C’est tout un univers que vous avez finalement découvert autour de l’atome.

Le nucléaire n’est pas déconnecté de la société, au contraire, c’est l’énergie qui nourrit tout un pays (NDLR  : 80  % de la production française d’électricité). À partir de là, on tombe sur un lobbying puissant qui décide coûte que coûte de s’enfoncer dans cette direction  : peu importe la question des déchets ou des risques évoqués. On le voit encore récemment, avec la validation de la prolongation des centrales françaises au-delà de 40  ans d’usage.

Au-delà du nucléaire, vous mettez en cause le mythe de l’énergie à volonté. La décroissance est un fil conducteur du film.

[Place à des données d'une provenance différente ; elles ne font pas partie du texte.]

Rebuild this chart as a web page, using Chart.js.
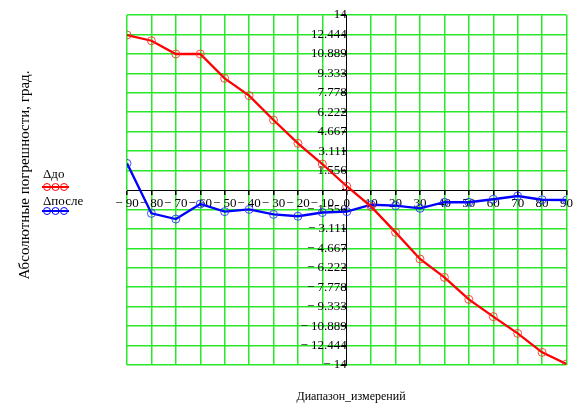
<!DOCTYPE html>
<html>
<head>
<meta charset="utf-8">
<script src="https://cdn.jsdelivr.net/npm/chart.js@4"></script>
<style>
  html, body { margin: 0; padding: 0; background: #fff; }
</style>
</head>
<body>
<canvas id="chart" width="575" height="406"></canvas>
<script>
// диапазон измерений, град.
const xValues = [-90, -80, -70, -60, -50, -40, -30, -20, -10, 0, 10, 20, 30, 40, 50, 60, 70, 80, 90];
// погрешности до и после
const deltaDo = [12.4, 11.94, 10.88, 10.88, 8.93, 7.55, 5.6, 3.73, 2.08, 0.3, -1.33, -3.39, -5.52, -6.99, -8.75, -10.13, -11.47, -12.99, -13.92];
const deltaPosle = [2.13, -1.87, -2.32, -1.12, -1.73, -1.55, -1.95, -2.1, -1.8, -1.73, -1.18, -1.25, -1.47, -0.98, -0.98, -0.74, -0.48, -0.78, -0.8];
// метки оси Y
const yTicks = [14, 12.444, 10.889, 9.333, 7.778, 6.222, 4.667, 3.111, 1.556, 0,
  -1.556, -3.111, -4.667, -6.222, -7.778, -9.333, -10.889, -12.444, -14];

const FONT = "'Liberation Serif', 'Times New Roman', serif";
const GRID = 'rgb(40,232,40)';

function mcLabel(v) {
    if (v === 0) return '';
    return v < 0 ? '\u2212 ' + Math.abs(v) : String(v);
}

// подписи осей и легенда
const decor = {
    id: 'decor',
    afterDraw(chart) {
        const c = chart.ctx;
        c.save();
        c.fillStyle = '#000';
        c.font = '15px ' + FONT;
        c.textAlign = 'center';
        c.textBaseline = 'middle';
        c.save();
        c.translate(25, 175);
        c.rotate(-Math.PI / 2);
        c.fillText('Абсолютные погрешности, град.', 0, 0);
        c.restore();

        c.font = '12px ' + FONT;
        c.fillText('Диапазон_измерений', 351, 397);

        // легенда
        const items = [
            { text: 'Δдо', color: '#ff0000', ty: 175, ly: 187 },
            { text: 'Δпосле', color: '#0000ff', ty: 202, ly: 211 }
        ];
        c.textAlign = 'left';
        c.font = '13px ' + FONT;
        items.forEach(it => {
            c.fillStyle = '#000';
            c.fillText(it.text, 43, it.ty);
            c.strokeStyle = it.color;
            c.lineWidth = 2;
            c.beginPath();
            c.moveTo(42, it.ly);
            c.lineTo(69, it.ly);
            c.stroke();
            c.lineWidth = 1;
            [47, 55.5, 64].forEach(px => {
                c.beginPath();
                c.arc(px, it.ly, 3.5, 0, Math.PI * 2);
                c.stroke();
            });
        });
        c.restore();
    }
};

const ctx = document.getElementById('chart').getContext('2d');
new Chart(ctx, {
    type: 'line',
    data: {
        datasets: [{
            label: 'Δдо',
            data: xValues.map((x, i) => ({ x: x, y: deltaDo[i] })),
            borderColor: '#ff0000',
            borderWidth: 2.3,
            pointRadius: 4,
            pointBorderWidth: 1,
            pointBorderColor: 'rgba(255,40,40,0.85)',
            pointBackgroundColor: 'rgba(0,0,0,0)',
            tension: 0
        }, {
            label: 'Δпосле',
            data: xValues.map((x, i) => ({ x: x, y: deltaPosle[i] })),
            borderColor: '#0000ff',
            borderWidth: 2.3,
            pointRadius: 4,
            pointBorderWidth: 1,
            pointBorderColor: 'rgba(40,40,255,0.85)',
            pointBackgroundColor: 'rgba(0,0,0,0)',
            tension: 0
        }]
    },
    options: {
        responsive: false,
        animation: false,
        layout: { padding: { left: 127, top: 15, right: 7, bottom: 41 } },
        plugins: { legend: { display: false }, tooltip: { enabled: false } },
        scales: {
            x: {
                type: 'linear',
                min: -90, max: 90,
                position: { y: 0 },
                grid: {
                    color: ctx => ctx.tick && ctx.tick.value === 0 ? 'rgba(0,0,0,0)' : GRID,
                    lineWidth: 1.5,
                    tickColor: '#000',
                    tickLength: 4
                },
                border: { color: '#000', width: 1 },
                ticks: {
                    stepSize: 10,
                    autoSkip: false,
                    maxRotation: 0,
                    padding: 2,
                    color: '#000',
                    font: { family: FONT, size: 13 },
                    callback: v => (v === 0 ? '0' : mcLabel(v))
                }
            },
            y: {
                type: 'linear',
                min: -14, max: 14,
                position: { x: 0 },
                afterBuildTicks: s => { s.ticks = yTicks.map(v => ({ value: v })); },
                grid: {
                    color: ctx => ctx.tick && ctx.tick.value === 0 ? 'rgba(0,0,0,0)' : GRID,
                    lineWidth: 1.5,
                    tickColor: '#000',
                    tickLength: 4
                },
                border: { color: '#000', width: 1 },
                ticks: {
                    autoSkip: false,
                    padding: 1,
                    color: '#000',
                    font: { family: FONT, size: 13 },
                    callback: v => mcLabel(v)
                }
            }
        }
    },
    plugins: [decor]
});
</script>
</body>
</html>
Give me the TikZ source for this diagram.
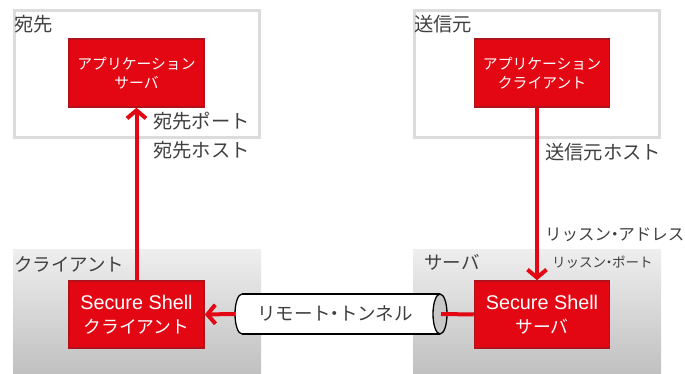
\documentclass[tikz,border=0pt]{standalone}
\usepackage{fontspec}
\setmainfont{Noto Sans CJK JP}
\newfontfamily\lat{Liberation Sans}
\usetikzlibrary{arrows.meta}
\newcommand{\nkg}{\kern-.28em・\kern-.28em}
\definecolor{sred}{RGB}{227,6,19}
\definecolor{sredline}{RGB}{175,18,26}
\definecolor{txtgray}{RGB}{64,64,64}
\definecolor{boxgray}{RGB}{220,220,220}
\definecolor{gtop}{RGB}{238,238,238}
\definecolor{gbot}{RGB}{192,192,192}
\definecolor{endgray}{RGB}{200,200,200}
\tikzset{
  redbox/.style={draw=sredline, line width=1.5pt, fill=sred, text=white, align=center,
     minimum width=135pt, inner sep=0pt},
  appbox/.style={redbox, minimum height=68pt, font=\fontsize{14.8}{19.5}\selectfont},
  sshbox/.style={redbox, minimum height=67pt, font=\fontsize{17.8}{24}\selectfont},
  lbl/.style={anchor=west, inner sep=0pt, text=txtgray},
  biglbl/.style={lbl, font=\fontsize{19.3}{22}\selectfont},
  redarrow/.style={draw=sred, line width=4pt, -{Straight Barb[length=8pt,width=19pt]}},
  redline/.style={draw=sred, line width=4pt},
  areabox/.style={draw=boxgray, line width=2.5pt, fill=white},
}
\begin{document}
\begin{tikzpicture}[x=1pt,y=1pt]
\useasboundingbox (0,0) rectangle (685,374);
% areas
\draw[areabox] (14.5,236.5) rectangle (259.5,363.5);
\draw[areabox] (414.5,236.5) rectangle (659.5,363.5);
\shade[top color=gtop, bottom color=gbot] (13,0) rectangle (261,124);
\shade[top color=gtop, bottom color=gbot] (413,0) rectangle (661,124);
% area labels
\node[biglbl] (lDest) at (14,350) {宛先};
\node[biglbl] (lSrc) at (414,350) {送信元};
\node[biglbl, font=\fontsize{18.5}{22}\selectfont] (lCli) at (14,110) {クライアント};
\node[biglbl, font=\fontsize{18.5}{22}\selectfont] (lSrv) at (424,112) {サーバ};
% boxes
\node[appbox] (as) at (136.5,301) {アプリケーション\\サーバ};
\node[appbox] (ac) at (542,301) {アプリケーション\\クライアント};
\node[sshbox] (cl) at (136.5,59.5) {{\lat\fontsize{19.8}{24}\selectfont Secure Shell}\\クライアント};
\node[sshbox] (sv) at (542,59.5) {{\lat\fontsize{19.8}{24}\selectfont Secure Shell}\\サーバ};
% tunnel
\fill[white] (242,80) -- (440,80) -- (440,40) -- (242,40) arc[start angle=270, end angle=90, x radius=7, y radius=20] -- cycle;
\draw[line width=1.3pt] (242,80) -- (440,80);
\draw[line width=1.3pt] (242,40) -- (440,40);
\draw[line width=1.3pt] (242,40) arc[start angle=270, end angle=90, x radius=7, y radius=20];
\draw[line width=1.3pt, fill=endgray] (440,60) ellipse [x radius=7, y radius=20];
\node[inner sep=0pt, text=txtgray, font=\fontsize{18.5}{20}\selectfont] (tun) at (335,61) {リモート\nkg トンネル};
\coordinate (tunL) at (235,60);
\coordinate (tunR) at (441,60);
% connectors
\draw[redarrow] (cl.north) -- (as.south);
\draw[redarrow] ([xshift=-5pt]ac.south) -- ([xshift=-5pt]sv.north);
\draw[redline] (sv.west) -- (tunR);
\draw[redarrow] (tunL) -- (cl.east);
% labels
\node[biglbl] (lDp) at (153,253) {宛先ポート};
\node[biglbl] (lDh) at (153,224) {宛先ホスト};
\node[biglbl] (lSh) at (545,222) {送信元ホスト};
\node[lbl, font=\fontsize{16.5}{18}\selectfont] (lLa) at (545,139) {リッスン\nkg アドレス};
\node[lbl, font=\fontsize{13.5}{15}\selectfont] (lLp) at (552,112) {リッスン\nkg ポート};
\end{tikzpicture}
\end{document}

À la fin du reportage, Marc Stenger, l’évêque de Troyes, pose la question des limites de notre monde, de l’autodestruction d’une société éternellement productiviste… C’est évidemment la question que sous-entend le nucléaire. Ce témoignage a fait jaser parmi les militants les plus radicaux, parmi lesquels je me reconnais pourtant. Fallait-il retirer cette intervention, sous prétexte qu’il s’agissait d’un homme d’Église donc de « l’establishment »?

Ça aurait été une erreur. Nous avons donné la parole à tout le monde (NDLR  : dont le secrétaire d’État au Développement durable, Camille Gira, qui explique l’alternative énergétique de Beckerich), car la prise de conscience gagne toute la société. N’importe qui peut s’interroger avec cette question simple  : qu’allons-nous laisser aux générations futures?

Nous avons sillonné la France, les rencontres avec le public ont été riches. Même quand nous ne sommes pas d’accord, il y a un doute qui s’installe… C’est déjà une victoire.

Hubert Gamelon

Cinémathèque – Luxembourg. Lundi 4 avril, 20h30. Projection suivie d’un débat.